Beengend, angsteinflößend, aber auch industriell-kühl ist Gazelle Twins Sound. Ein in Synthie-Klängen gepacktes, modernes Horrorszenario. Nicht von Anfang an hatte Elizabeth Bernholz diesen Stil. Sie, die klassische Komposition studiert hat, debütierte 2011 in ihrem Album „The Entire City“ mit einer breit arrangierten, elektronischen Landschaftsaufnahme. „Ich orientierte mich seinerzeit noch sehr an dem klassischen Zeug aus meinem Studium“, wird Bernholz in dem Online-Magazin The Quietus zitiert. Auf ihrer EP „Mammal“ von 2013 bereitete sie den schaurigen Stil vor, den sie nun in ihrem zweiten, kürzlich erschienenen Album, „Unflesh“, verfeinert hat. Schnitt zum Videoclip ihres Songs „Guts“: Das Hoodie-Wesen sitzt auf dem Rücksitz eines Autos.

Durch die Waschanlage

Langsam rollt das Vehikel in eine Waschanlage. Während große Schwammlocken über die Windschutzscheibe fahren, krümmt sie sich auf der Rückbank im Wagen vor Angst, bäumt sich auf vor Wut, räkelt sich, mal lasziv, mal von Panik ergriffen. „Deep inside / Every part of you/ There’s a will / To resist the cell“, singt sie zur Unkenntlichkeit verzerrt – erneut das Spiel mit der Anonymität – über einem krassen Beat aus trockener Bassdrum und metallischer Hi-Hat. Ein Schrei aus der Ferne beendet die Szene. Klaustrophobie, Paranoia, das banale Setting einer Autowaschanlage, die austestende Erotik zwischen Erschrecken und Lust, der Verweis aufs Körperliche im Text – das Ganze hat etwas von der Brüchigkeit einer Teenagerpsyche.

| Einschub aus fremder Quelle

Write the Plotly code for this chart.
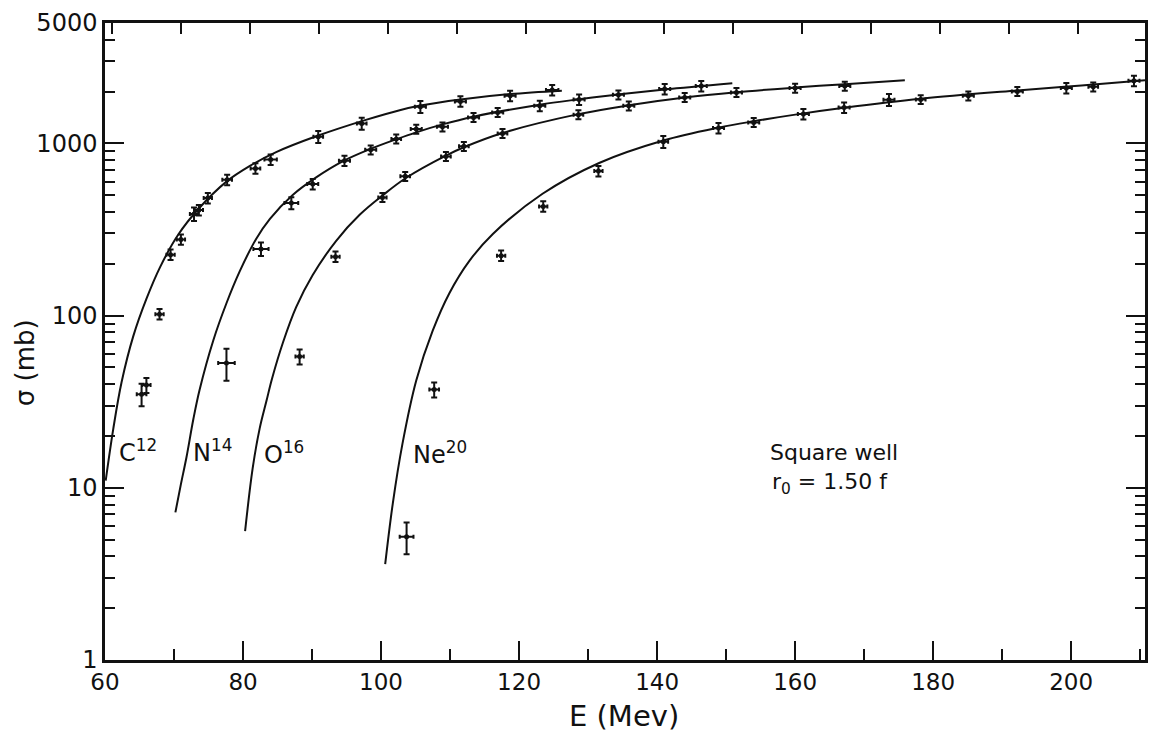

Es ist der Horror der Adoleszenz, der auch durch Laura Palmers High School in der TV-Serie „Twin Peaks“ schauerte, den Elizabeth Bernholz mit ihrer Kunstfigur verarbeitet. Ihr blauer Hoodie gehört zum Symbolismus von Gazelle Twin dazu: Es ist exakt das Modell, das sie als Teenager im Sportunterricht tragen musste.